There is no reference to Kaliningrad in Zbigniew Brzezinski’s (right) blueprint for American global dominance titled The Grand Chessboard. On his map of Europe, Brzezinski calls Russia a “black hole” between Germany and China. On the Russian side there was comparable silence and disinterest during the 1990s. In Jonathan Haslam’s history of Soviet strategic thinking, Kaliningrad fails to draw a single mention. Not even during the strategic debate in the 1980s over intermediate range nuclear weapons in Europe, the so-called SS-20 versus Pershing contest, was Kaliningrad regarded by either side as a strategically significant point on the map for projecting the kind of Soviet threat against Europe which the missiles represented; or the kind of defence and retaliation now attributed to the basing of mobile Iskander missile units at Chernyakovsk, in the Kaliningrad region.

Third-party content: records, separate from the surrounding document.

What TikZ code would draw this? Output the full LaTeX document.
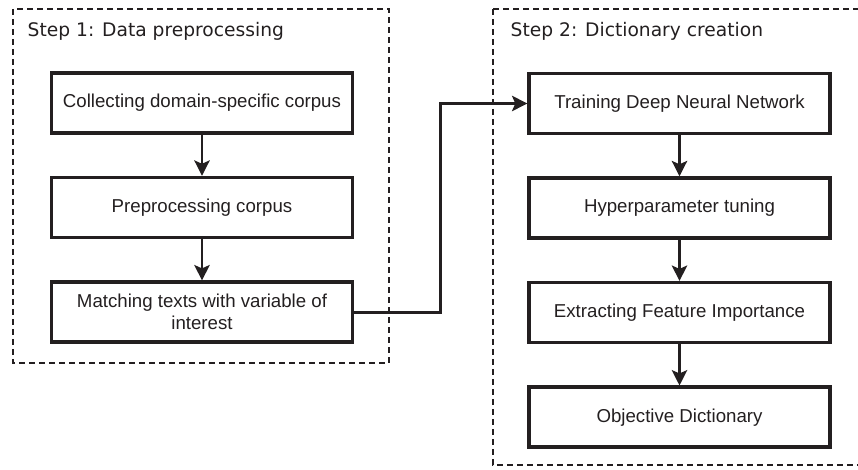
\documentclass[tikz,border=0pt]{standalone}
\usepackage{fontspec}
\setmainfont{Liberation Sans}
\newfontfamily\stepfont{DejaVu Sans}
\usetikzlibrary{calc}
\usetikzlibrary{arrows.meta,positioning}
\definecolor{ink}{RGB}{35,31,32}

\begin{document}
\begin{tikzpicture}[x=0.75pt, y=-0.75pt, font=\fontsize{14}{16.5}\selectfont, node distance=30.75pt, text=ink]
      \tikzstyle{stepbox}=[rectangle,draw=ink,line width=2.7pt,align=center,inner sep=3pt,minimum width=225.5pt,minimum height=45pt]
      \tikzstyle{frame}=[draw=ink,line width=1.3pt,dash pattern=on 4.5pt off 3pt]
      \tikzstyle{flow}=[draw=ink,line width=2.1pt,-{Stealth[length=11.5pt,width=11.5pt,inset=2.5pt]}]
      \useasboundingbox (0,0) rectangle (858,470);
      \draw[frame] (13,9) rectangle (389,363);
      \draw[frame] (493,9) rectangle (875,465);
      \node[anchor=west,font=\stepfont\fontsize{14}{16.5}\selectfont] (title1) at (23,31) {Step 1: Data preprocessing};
      \node[anchor=west,font=\stepfont\fontsize{14}{16.5}\selectfont] (title2) at (506,31) {Step 2: Dictionary creation};
      \node[stepbox] (collect) at (202,103) {Collecting domain-specific corpus};
      \node[stepbox,below=of collect] (prep) {Preprocessing corpus};
      \node[stepbox,below=of prep] (match) {Matching texts with variable of\\interest};
      \node[stepbox] (train) at (679.5,103.5) {Training Deep Neural Network};
      \node[stepbox,below=of train] (tune) {Hyperparameter tuning};
      \node[stepbox,below=of tune] (extract) {Extracting Feature Importance};
      \node[stepbox,below=of extract] (dict) {Objective Dictionary};
      \draw[flow] (collect) -- (prep);
      \draw[flow] (prep) -- (match);
      \coordinate (bend) at ($(match.east)!0.5!(train.west)$);
      \draw[flow] (match.east) -| (bend) |- (train.west);
      \draw[flow] (train) -- (tune);
      \draw[flow] (tune) -- (extract);
      \draw[flow] (extract) -- (dict);

    \end{tikzpicture}
\end{document}
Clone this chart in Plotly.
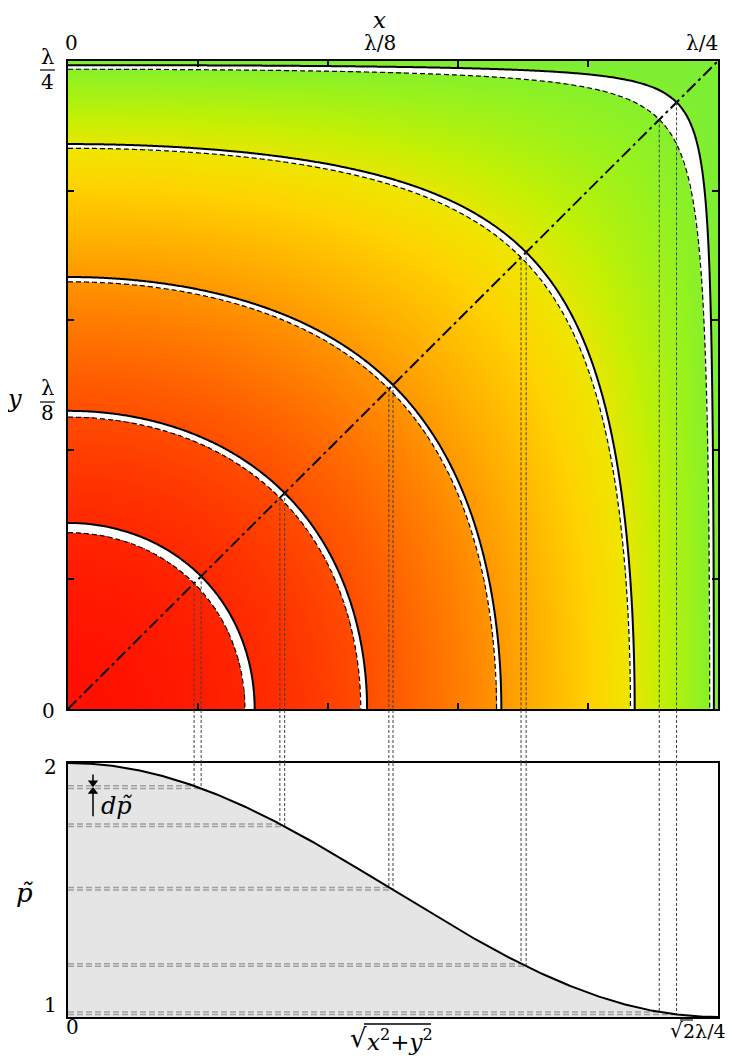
import numpy as np
import plotly.graph_objects as go

# ---------------- data ----------------
# p~ levels of the contour bands (solid = outer edge, dashed = inner edge)
solid_levels = [1.90, 1.75, 1.50, 1.20, 1.01]
dashed_levels = [1.91, 1.76, 1.51, 1.21, 1.02]
# minor tick positions (in units of wavelength): every lambda/20
tick_positions = [0.05, 0.10, 0.15, 0.20]
# axis limits (units of wavelength)
quarter = 0.25                      # lambda/4
diag_max = np.sqrt(2) * quarter     # sqrt(2) lambda/4
p_range = [1.0, 2.0]
# tick label texts
top_labels = ["0", "λ/8", "λ/4"]
bottom_labels = ["0", "√2λ/4"]
p_labels = ["2", "1"]

# ---------------- the field p~(x, y) ----------------
def field(x, y):
    return 1.0 + np.cos(2 * np.pi * x) * np.cos(2 * np.pi * y)

def profile(r):
    return 1.0 + np.cos(2 * np.pi * r / np.sqrt(2)) ** 2

N = 540
g = np.linspace(0, quarter, N)
X, Y = np.meshgrid(g, g)
Z = field(X, Y)
Zh = Z.copy()
for a, b in zip(solid_levels, dashed_levels):
    Zh[(Z >= a) & (Z <= b)] = np.nan
Zh = Zh.astype(np.float32)

gc = np.linspace(0, quarter, 241)
XC, YC = np.meshgrid(gc, gc)
ZC = field(XC, YC)

colorscale = [
    [0.00, "rgb(124,238,52)"],
    [0.05, "rgb(150,242,30)"],
    [0.14, "rgb(196,240,4)"],
    [0.22, "rgb(240,228,0)"],
    [0.30, "rgb(255,210,0)"],
    [0.42, "rgb(255,176,0)"],
    [0.55, "rgb(255,136,0)"],
    [0.70, "rgb(255,92,0)"],
    [0.85, "rgb(255,52,0)"],
    [1.00, "rgb(255,16,0)"],
]

SERIF = "DejaVu Serif"

# layout geometry (pixels); the page body adds an 8px offset
OFF = 8
W, H = 734 - OFF, 1063 - OFF
L, Rm, T, B = 68 - OFF, 16, 61 - OFF, 54 - OFF
PW = W - L - Rm
PH = H - T - B
BOT = OFF + H - B          # absolute pixel y of plot-area bottom (1009)
top_dom = [(BOT - 709) / PH, 1.0]
bot_dom = [0.0, (BOT - 763) / PH]

def px(xp):
    return (xp - OFF - L) / PW

def py(yp):
    return (BOT - yp) / PH

fig = go.Figure()

fig.add_trace(go.Heatmap(x=g, y=g, z=Zh, colorscale=colorscale, zmin=1, zmax=2,
                         showscale=False, hoverinfo="skip", xaxis="x", yaxis="y"))

for a, b in zip(solid_levels, dashed_levels):
    fig.add_trace(go.Contour(x=gc, y=gc, z=ZC, autocontour=False,
                             contours=dict(start=a, end=a, size=0.5, coloring="none"),
                             line=dict(color="black", width=2), showscale=False,
                             hoverinfo="skip", xaxis="x", yaxis="y"))
    fig.add_trace(go.Contour(x=gc, y=gc, z=ZC, autocontour=False,
                             contours=dict(start=b, end=b, size=0.5, coloring="none"),
                             line=dict(color="black", width=1.2, dash="5px,3px"),
                             showscale=False, hoverinfo="skip", xaxis="x", yaxis="y"))

# diagonal
fig.add_trace(go.Scatter(x=[0, quarter], y=[0, quarter], mode="lines",
                         line=dict(color="black", width=2, dash="12px,4px,3px,4px"),
                         hoverinfo="skip", xaxis="x", yaxis="y"))

# bottom panel: filled profile
r = np.linspace(0, diag_max, 400)
fig.add_trace(go.Scatter(x=r, y=profile(r), mode="lines", fill="tozeroy",
                         fillcolor="#e5e5e5", line=dict(width=0), hoverinfo="skip",
                         xaxis="x2", yaxis="y2"))

all_levels = solid_levels + dashed_levels
for p in all_levels:
    xd = np.arccos(np.sqrt(p - 1)) / (2 * np.pi)
    rd = np.sqrt(2) * xd
    fig.add_trace(go.Scatter(x=[0, rd], y=[p, p], mode="lines",
                             line=dict(color="#a0a0a0", width=1.5, dash="6px,3px"),
                             hoverinfo="skip", xaxis="x2", yaxis="y2"))
    fig.add_trace(go.Scatter(x=[xd, xd], y=[xd, 0], mode="lines",
                             line=dict(color="#404040", width=1, dash="3px,2px"),
                             hoverinfo="skip", xaxis="x", yaxis="y"))
    fig.add_trace(go.Scatter(x=[rd, rd], y=[p_range[1], p], mode="lines",
                             line=dict(color="#404040", width=1, dash="3px,2px"),
                             hoverinfo="skip", xaxis="x2", yaxis="y2"))
    fig.add_shape(type="line", xref="x", yref="paper", x0=xd, x1=xd,
                  y0=bot_dom[1], y1=top_dom[0],
                  line=dict(color="#404040", width=1, dash="3px,2px"))

fig.add_trace(go.Scatter(x=r, y=profile(r), mode="lines",
                         line=dict(color="black", width=2), hoverinfo="skip",
                         xaxis="x2", yaxis="y2"))

# d p~ marker arrows (pointing at the first pair of levels)
arrow_r = diag_max * 25 / 650
fig.add_trace(go.Scatter(x=[arrow_r, arrow_r], y=[dashed_levels[0] + 0.045, dashed_levels[0] + 0.012],
                         mode="lines", line=dict(color="black", width=1.5),
                         hoverinfo="skip", xaxis="x2", yaxis="y2"))
fig.add_trace(go.Scatter(x=[arrow_r], y=[dashed_levels[0] + 0.012], mode="markers",
                         marker=dict(symbol="triangle-down", size=9, color="black"),
                         hoverinfo="skip", xaxis="x2", yaxis="y2"))
fig.add_trace(go.Scatter(x=[arrow_r, arrow_r], y=[solid_levels[0] - 0.11, solid_levels[0] - 0.012],
                         mode="lines", line=dict(color="black", width=1.5),
                         hoverinfo="skip", xaxis="x2", yaxis="y2"))
fig.add_trace(go.Scatter(x=[arrow_r], y=[solid_levels[0] - 0.012], mode="markers",
                         marker=dict(symbol="triangle-up", size=9, color="black"),
                         hoverinfo="skip", xaxis="x2", yaxis="y2"))

ax_common = dict(showline=True, linewidth=2, linecolor="black", showgrid=False,
                 zeroline=False)
fig.update_layout(
    width=W, height=H, margin=dict(l=L, r=Rm, t=T, b=B),
    paper_bgcolor="white", plot_bgcolor="white", showlegend=False,
    font=dict(family=SERIF, size=20, color="black"),
    xaxis=dict(domain=[0, 1], anchor="y", range=[0, quarter], ticks="inside",
               tickvals=tick_positions, ticklen=6, tickwidth=1.5, tickcolor="black",
               showticklabels=False, mirror="ticks", **ax_common),
    yaxis=dict(domain=top_dom, anchor="x", range=[0, quarter], ticks="inside",
               tickvals=tick_positions, ticklen=6, tickwidth=1.5, tickcolor="black",
               showticklabels=False, mirror="ticks", **ax_common),
    xaxis2=dict(domain=[0, 1], anchor="y2", range=[0, diag_max], ticks="",
                showticklabels=False, mirror=True, **ax_common),
    yaxis2=dict(domain=bot_dom, anchor="x2", range=p_range, ticks="",
                showticklabels=False, mirror=True, **ax_common),
)

def text(xp, yp, s, size=20, xanchor="center", **kw):
    fig.add_annotation(x=px(xp), y=py(yp), xref="paper", yref="paper", text=s,
                       showarrow=False, xanchor=xanchor, yanchor="middle",
                       font=dict(family=SERIF, size=size, color="black"), **kw)

def hbar(x0, x1, yp, width=1.2):
    fig.add_shape(type="line", xref="paper", yref="paper", x0=px(x0), x1=px(x1),
                  y0=py(yp), y1=py(yp), line=dict(color="black", width=width))

# top axis labels
text(379, 20, "<i>x</i>", size=23)
text(71, 43, top_labels[0])
text(380, 43, top_labels[1])
text(702, 43, top_labels[2])
# left axis labels
text(14, 399, "<i>y</i>", size=24)
text(47, 57, "λ", size=21)
text(47, 82, "4", size=20)
text(47, 388, "λ", size=21)
text(47, 413, "8", size=20)
hbar(40, 55, 70)
hbar(40, 55, 402)
text(48, 711, "0")
# bottom panel labels
text(50, 767, p_labels[0])
text(50, 1005, p_labels[1])
text(25, 893, "<i>p̃</i>", size=26)
text(72, 1027, bottom_labels[0])
# sqrt(x^2+y^2)
text(348, 1038, "√", size=26, xanchor="left")
text(365, 1040, "<i>x</i><sup>2</sup>+<i>y</i><sup>2</sup>", size=23, xanchor="left")
hbar(364, 431, 1024, width=1.3)
# sqrt(2) lambda/4
text(668, 1030, "√", size=20, xanchor="left")
text(681, 1031, bottom_labels[1][1:], size=19, xanchor="left")
hbar(680, 693, 1020, width=1.1)
text(116, 806, "<i>dp̃</i>", size=24)

fig.write_html("out.html")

That leaves the US and NATO to promote subversion inside Kaliningrad. The first deployments are of the green men and volunteers known by their western cover as investigative journalists. In Kaliningrad’s case, it has been targeted by SCOOP, a journalism centre funded by the Danish and Swedish governments and by the Soros foundation, based in Copenhagen. Here’s SCOOP’s funding. And here’s the SCOOP dossier on Kaliningrad, most of written by Nikita Kuzmin. Note that SCOOP is currently advertising for more Russian reporters to work on this region. What SCOOP is doing is to finance Russian reporters like Kuzmin, then translate their stories from their Russian outlets into English, and ensure that they receive amplified attention. This is coming principally from Radio Free Europe/Radio Liberty, the US propaganda outlet, and from individuals who worked in Russia under press cover. Typical of the exaggerated mix of rumour, false-flagging, and fabrication which the RFE/RL dossier compiles on Kaliningrad is this claim that NATO military exercises in the region are testing schemes for capture of Kaliningrad. “Childish pranks and petty vandalism to be sure, but also signs of our dangerous times,” reports Brian Whitmore, a former reporter for the Moscow Times. “We’re certain to see more of this kind of thing for a while — as well as more menacing gestures.” Whitmore is also predicting that Kaliningrad is the place to test whether “the regime is on the rocks… last weekend’s vote in Kaliningrad shows that they are far from invincible.”
There have been other attempts, also confined to US outlets, which pinpoint Kaliningrad as the source of Russian fleet deployments to Syria; maritime espionage, as well as sewerage, aimed at Sweden; kidnapping in Estonia; gun-running to Iran and other anti-western groups in the Middle East, and so on.